By submitting your article to an ACM Publication, you are hereby acknowledging that you and your co-authors are subject to all ACM Publications Policies, including ACM's new Publications Policy on Research Involving Human Participants and Subjects. Alleged violations of this policy or any ACM Publications Policy will be investigated by ACM and may result in a full retraction of your paper, in addition to other potential penalties, as per ACM Publications Policy.
As per ACM Publications Policies, any use of artificial intelligence (AI) generated content in a paper must be clearly disclosed in the acknowledgements section of the submission. The authors are responsible for the correctness of any generated material. The authors also attest that the submitted paper accurately represents their own novel intellectual contributions, and is not primarily the result of the tool's generative capabilities.

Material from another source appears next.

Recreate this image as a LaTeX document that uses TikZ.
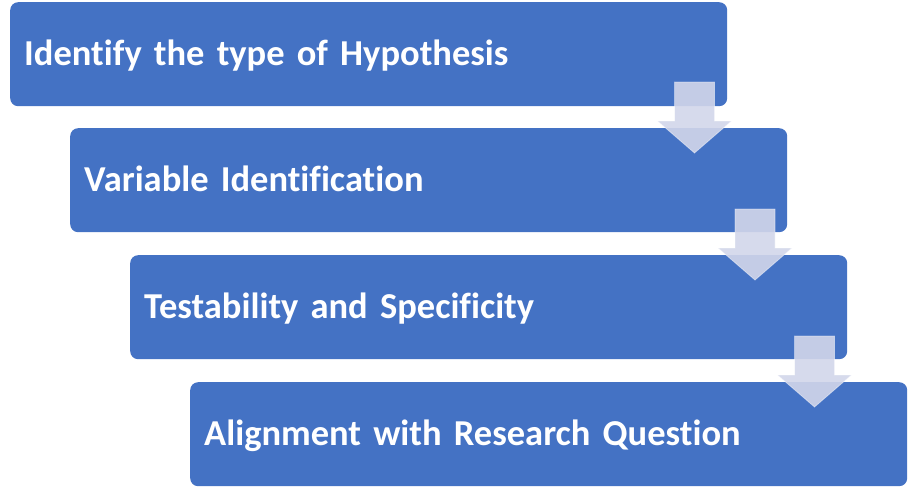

Registration and No-show policy
At least one full registration is required from a submission author for each accepted paper and all accepted papers are expected to be presented in person at the conference. If circumstances arise such that authors are unable to present their papers at the conference, they must contact the PC co-chairs with a proposal for a replacement presenter. A no-show will result in exclusion from the ACM digital library proceedings.
Important update on ACMs new open access publishing model for 2026 ACM Conferences!
Starting January 1, 2026, ACM will fully transition to Open Access. All ACM publications, including those from ACM-sponsored conferences, will be 100% Open Access. Authors will have two primary options for publishing Open Access articles with ACM: the ACM Open institutional model or by paying Article Processing Charges (APCs). With over 1,800 institutions already part of ACM Open, the majority of ACM-sponsored conference papers will not require APCs from authors or conferences (currently, around 70-75%). Authors from institutions not participating in ACM Open will need to pay an APC to publish their papers, unless they qualify for a financial or discretionary waiver. To find out whether an APC applies to your article, please consult the list of participating institutions in ACM Open and review the APC Waivers and Discounts Policy. Keep in mind that waivers are rare and are granted based on specific criteria set by ACM.
Understanding that this change could present financial challenges, ACM has approved a temporary subsidy for 2026 to ease the transition and allow more time for institutions to join ACM Open. The subsidy will offer:
- $250 APC for ACM/SIG members
- $350 for non-members
This temporary subsidized pricing will apply to all conferences scheduled for 2026.
Call for Artifact Evaluation and Disclaimer
The CF’26 Organizing Committee strongly encourages authors on a voluntary basis to present the Artifact Evaluation (AE) documentation to support their scientific results. The Artifact Evaluation is run by a different committee after the acceptance of the paper and does not affect the paper evaluation itself.
Authors may submit the artifact during the submission period or after the notification. To arrange the necessary computing resources, authors are invited to flag the option during the paper registration if they are willing to participate in the evaluation. This is particularly true for artifacts that would require strict or non-common hardware setups. Authors are encouraged, but not required, to include the AE appendix in the paper at the time of submission. Note that the AE appendix does not count toward the page limit.
Artifact Preparation
CF’26 adopts the ACM Artifact Review and Badging (Version 1.1 - August 24, 2020). By "artifact", we mean a digital object that was either created by the authors to be used as part of the study or generated by the experiment itself. Typical artifacts may include system descriptions or scripts to install the environment or reproduce specific experiments. Authors are invited to include a one-page appendix to the main paper (after the references). The appendix does not count toward the page limit.
To prepare the Appendix and avoid common mistakes, authors may refer to the following guide:
https://ctuning.org/ae/checklist.html
A Latex template can be found at the following link:
https://github.com/ctuning/artifact-evaluation/blob/master/docs/template/ae.tex.
Artifact Review Process
The Artifact Evaluation Committee will reproduce the paper by following the instructions included in the appendix and verify ACM roles for assigned badges. For example, in order to have a paper with an Artifact Available badge, the code and data should be stored in a permanent archive with a DOI or another unique identifier.
Authors may be invited by the AE Committee to revise their instructions according to their feedback. At the end of the process, the AE Committee will recommend one or more badges to assign to the paper among those supported by the ACM reproducibility policy.
Special Issue Opportunity
A Special Issue for the Journal of Parallel and Distributed Computing (JPDC) is under evaluation. If finally approved, highly ranked papers from the conference will be invited to submit their extended article by August, 2026. Details to come with final approval.